Requirements
Extract exactly those lines that lie between the start of the material and the line with "bars = ax.bar(x, values, width=0.717, color=bar_color, zorder=2)", including both boundary lines and no others.

(Extracted data entries)
——————

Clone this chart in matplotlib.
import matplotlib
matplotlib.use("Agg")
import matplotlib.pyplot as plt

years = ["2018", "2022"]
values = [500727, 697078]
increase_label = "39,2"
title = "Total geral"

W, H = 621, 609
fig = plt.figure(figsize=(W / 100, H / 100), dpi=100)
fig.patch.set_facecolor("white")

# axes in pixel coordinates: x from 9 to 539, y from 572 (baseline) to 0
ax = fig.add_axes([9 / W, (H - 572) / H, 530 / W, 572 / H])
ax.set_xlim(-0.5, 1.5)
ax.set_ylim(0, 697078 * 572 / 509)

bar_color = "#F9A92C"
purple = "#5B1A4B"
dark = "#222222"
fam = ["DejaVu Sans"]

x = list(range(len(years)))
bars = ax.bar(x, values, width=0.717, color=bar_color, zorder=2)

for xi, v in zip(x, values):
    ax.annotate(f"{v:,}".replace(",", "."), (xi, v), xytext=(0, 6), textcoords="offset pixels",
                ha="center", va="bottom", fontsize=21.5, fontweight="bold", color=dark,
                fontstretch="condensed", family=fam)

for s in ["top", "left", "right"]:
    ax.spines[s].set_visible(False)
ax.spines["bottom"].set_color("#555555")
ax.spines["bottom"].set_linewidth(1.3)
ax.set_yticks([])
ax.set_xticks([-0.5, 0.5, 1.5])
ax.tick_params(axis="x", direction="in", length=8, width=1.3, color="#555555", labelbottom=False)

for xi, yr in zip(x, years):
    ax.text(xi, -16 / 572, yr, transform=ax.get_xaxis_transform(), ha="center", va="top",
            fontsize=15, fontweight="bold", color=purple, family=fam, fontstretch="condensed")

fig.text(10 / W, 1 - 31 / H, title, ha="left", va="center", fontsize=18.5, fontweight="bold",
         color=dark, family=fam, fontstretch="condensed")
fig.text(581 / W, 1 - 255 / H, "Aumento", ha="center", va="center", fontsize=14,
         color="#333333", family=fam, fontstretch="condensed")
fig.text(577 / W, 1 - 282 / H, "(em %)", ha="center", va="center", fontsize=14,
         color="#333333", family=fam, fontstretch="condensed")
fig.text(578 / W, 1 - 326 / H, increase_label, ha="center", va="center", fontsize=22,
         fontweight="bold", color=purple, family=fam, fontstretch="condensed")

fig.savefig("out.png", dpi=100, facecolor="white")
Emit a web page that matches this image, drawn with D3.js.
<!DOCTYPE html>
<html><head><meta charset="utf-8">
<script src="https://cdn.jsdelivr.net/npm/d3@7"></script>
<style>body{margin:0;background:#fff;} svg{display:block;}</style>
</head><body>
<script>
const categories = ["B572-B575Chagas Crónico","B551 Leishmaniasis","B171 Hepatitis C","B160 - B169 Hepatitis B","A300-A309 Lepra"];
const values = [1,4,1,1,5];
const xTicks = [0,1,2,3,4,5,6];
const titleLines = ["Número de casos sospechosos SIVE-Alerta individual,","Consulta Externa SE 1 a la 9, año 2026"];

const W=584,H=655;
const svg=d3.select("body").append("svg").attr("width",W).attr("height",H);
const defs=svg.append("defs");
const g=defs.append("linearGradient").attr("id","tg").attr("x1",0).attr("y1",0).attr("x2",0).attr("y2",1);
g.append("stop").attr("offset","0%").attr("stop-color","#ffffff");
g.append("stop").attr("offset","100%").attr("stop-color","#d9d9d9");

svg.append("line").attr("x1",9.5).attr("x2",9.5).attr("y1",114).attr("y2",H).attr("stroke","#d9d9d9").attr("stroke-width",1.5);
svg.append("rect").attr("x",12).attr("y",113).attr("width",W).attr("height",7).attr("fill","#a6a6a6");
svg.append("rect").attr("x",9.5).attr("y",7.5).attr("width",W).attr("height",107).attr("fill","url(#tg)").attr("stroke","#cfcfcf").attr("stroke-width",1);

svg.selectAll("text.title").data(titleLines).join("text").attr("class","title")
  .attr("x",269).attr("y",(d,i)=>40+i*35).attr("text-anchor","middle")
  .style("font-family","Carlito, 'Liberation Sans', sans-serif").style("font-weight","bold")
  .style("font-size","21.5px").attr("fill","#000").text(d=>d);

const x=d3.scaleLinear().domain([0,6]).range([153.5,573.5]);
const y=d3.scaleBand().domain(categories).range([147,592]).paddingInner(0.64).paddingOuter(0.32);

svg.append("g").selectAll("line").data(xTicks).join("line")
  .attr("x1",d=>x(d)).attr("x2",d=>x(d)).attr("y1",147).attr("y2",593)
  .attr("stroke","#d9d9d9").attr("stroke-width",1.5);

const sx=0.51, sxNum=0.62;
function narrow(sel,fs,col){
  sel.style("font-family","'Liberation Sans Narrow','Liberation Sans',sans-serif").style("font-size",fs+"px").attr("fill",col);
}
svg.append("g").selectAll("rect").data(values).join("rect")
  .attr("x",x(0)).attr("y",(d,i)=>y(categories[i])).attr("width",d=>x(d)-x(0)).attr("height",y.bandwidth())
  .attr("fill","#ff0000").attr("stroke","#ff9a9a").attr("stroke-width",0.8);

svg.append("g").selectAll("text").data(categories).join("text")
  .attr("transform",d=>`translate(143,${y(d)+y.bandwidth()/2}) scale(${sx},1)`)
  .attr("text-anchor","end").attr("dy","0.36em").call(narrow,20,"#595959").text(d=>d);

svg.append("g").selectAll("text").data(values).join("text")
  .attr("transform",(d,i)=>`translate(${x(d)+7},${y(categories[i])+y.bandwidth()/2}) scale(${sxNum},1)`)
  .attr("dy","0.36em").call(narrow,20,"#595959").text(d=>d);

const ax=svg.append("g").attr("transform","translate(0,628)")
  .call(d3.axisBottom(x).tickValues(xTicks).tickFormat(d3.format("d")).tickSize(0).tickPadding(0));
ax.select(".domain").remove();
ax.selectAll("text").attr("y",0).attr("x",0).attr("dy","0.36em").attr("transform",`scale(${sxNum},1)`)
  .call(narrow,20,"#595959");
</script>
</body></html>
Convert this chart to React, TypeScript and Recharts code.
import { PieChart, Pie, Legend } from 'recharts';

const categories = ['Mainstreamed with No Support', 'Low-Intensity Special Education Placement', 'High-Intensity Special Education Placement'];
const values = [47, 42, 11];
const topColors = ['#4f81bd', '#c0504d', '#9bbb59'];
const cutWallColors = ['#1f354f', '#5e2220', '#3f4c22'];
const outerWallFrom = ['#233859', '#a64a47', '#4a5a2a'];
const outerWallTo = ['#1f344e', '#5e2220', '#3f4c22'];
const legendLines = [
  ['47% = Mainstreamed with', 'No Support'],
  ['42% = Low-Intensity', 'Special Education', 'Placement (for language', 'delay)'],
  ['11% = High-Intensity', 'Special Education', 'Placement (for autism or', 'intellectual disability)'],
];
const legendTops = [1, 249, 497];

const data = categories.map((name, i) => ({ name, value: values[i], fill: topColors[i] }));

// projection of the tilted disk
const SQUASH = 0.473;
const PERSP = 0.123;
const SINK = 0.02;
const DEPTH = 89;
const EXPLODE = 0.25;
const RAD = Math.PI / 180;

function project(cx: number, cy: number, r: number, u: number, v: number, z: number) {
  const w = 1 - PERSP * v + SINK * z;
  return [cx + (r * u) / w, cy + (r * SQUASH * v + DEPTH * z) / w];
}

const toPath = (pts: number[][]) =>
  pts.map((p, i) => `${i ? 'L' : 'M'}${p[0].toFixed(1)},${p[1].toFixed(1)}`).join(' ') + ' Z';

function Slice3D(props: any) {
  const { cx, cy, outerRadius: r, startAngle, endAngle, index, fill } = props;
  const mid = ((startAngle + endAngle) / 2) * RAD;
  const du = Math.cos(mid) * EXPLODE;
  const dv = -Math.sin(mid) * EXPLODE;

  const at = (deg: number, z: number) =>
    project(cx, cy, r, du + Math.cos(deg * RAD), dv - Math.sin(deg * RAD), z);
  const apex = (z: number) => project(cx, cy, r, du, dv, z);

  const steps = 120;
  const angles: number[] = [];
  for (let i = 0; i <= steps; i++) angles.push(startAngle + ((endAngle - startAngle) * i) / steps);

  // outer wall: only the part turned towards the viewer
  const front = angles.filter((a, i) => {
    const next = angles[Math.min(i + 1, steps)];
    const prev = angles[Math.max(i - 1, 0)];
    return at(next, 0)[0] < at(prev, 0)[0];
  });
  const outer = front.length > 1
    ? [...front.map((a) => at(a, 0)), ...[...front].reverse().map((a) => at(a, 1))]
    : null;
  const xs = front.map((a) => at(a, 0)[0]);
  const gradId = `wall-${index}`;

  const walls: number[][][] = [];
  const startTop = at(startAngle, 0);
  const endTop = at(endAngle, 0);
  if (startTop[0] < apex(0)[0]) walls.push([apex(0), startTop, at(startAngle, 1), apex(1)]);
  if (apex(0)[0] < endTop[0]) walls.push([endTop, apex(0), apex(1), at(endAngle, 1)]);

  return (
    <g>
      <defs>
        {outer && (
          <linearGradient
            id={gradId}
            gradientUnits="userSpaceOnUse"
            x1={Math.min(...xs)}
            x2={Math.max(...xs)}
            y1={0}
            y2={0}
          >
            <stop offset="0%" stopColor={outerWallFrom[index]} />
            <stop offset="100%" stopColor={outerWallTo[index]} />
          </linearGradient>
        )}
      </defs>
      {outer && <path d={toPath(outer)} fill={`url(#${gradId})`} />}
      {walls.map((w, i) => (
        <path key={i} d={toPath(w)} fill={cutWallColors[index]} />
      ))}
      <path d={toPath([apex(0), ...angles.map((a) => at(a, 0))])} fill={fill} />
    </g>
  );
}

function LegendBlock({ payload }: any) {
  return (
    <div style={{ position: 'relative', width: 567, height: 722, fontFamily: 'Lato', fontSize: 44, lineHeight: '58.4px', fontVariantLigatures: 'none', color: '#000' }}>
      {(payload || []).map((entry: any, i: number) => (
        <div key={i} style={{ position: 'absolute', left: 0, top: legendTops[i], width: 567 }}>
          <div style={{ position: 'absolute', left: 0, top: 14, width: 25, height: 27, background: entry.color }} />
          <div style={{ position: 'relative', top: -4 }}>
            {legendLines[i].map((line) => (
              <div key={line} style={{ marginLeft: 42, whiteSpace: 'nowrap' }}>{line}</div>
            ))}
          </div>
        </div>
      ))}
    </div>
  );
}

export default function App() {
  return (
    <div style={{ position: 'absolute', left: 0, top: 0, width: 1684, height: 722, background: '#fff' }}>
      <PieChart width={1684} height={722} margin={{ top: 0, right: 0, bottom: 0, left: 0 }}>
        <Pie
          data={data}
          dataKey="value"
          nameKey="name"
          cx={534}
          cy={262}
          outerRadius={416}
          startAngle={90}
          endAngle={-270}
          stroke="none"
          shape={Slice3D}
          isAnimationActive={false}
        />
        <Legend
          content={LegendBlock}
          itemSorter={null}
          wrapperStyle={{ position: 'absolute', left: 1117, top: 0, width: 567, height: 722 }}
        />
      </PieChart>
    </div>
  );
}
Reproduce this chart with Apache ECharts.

——————

Result
Clone this chart in matplotlib.
import matplotlib
matplotlib.use("Agg")
import matplotlib.pyplot as plt

years = ["2018", "2022"]
values = [500727, 697078]
increase_label = "39,2"
title = "Total geral"

W, H = 621, 609
fig = plt.figure(figsize=(W / 100, H / 100), dpi=100)
fig.patch.set_facecolor("white")

# axes in pixel coordinates: x from 9 to 539, y from 572 (baseline) to 0
ax = fig.add_axes([9 / W, (H - 572) / H, 530 / W, 572 / H])
ax.set_xlim(-0.5, 1.5)
ax.set_ylim(0, 697078 * 572 / 509)

bar_color = "#F9A92C"
purple = "#5B1A4B"
dark = "#222222"
fam = ["DejaVu Sans"]

x = list(range(len(years)))
bars = ax.bar(x, values, width=0.717, color=bar_color, zorder=2)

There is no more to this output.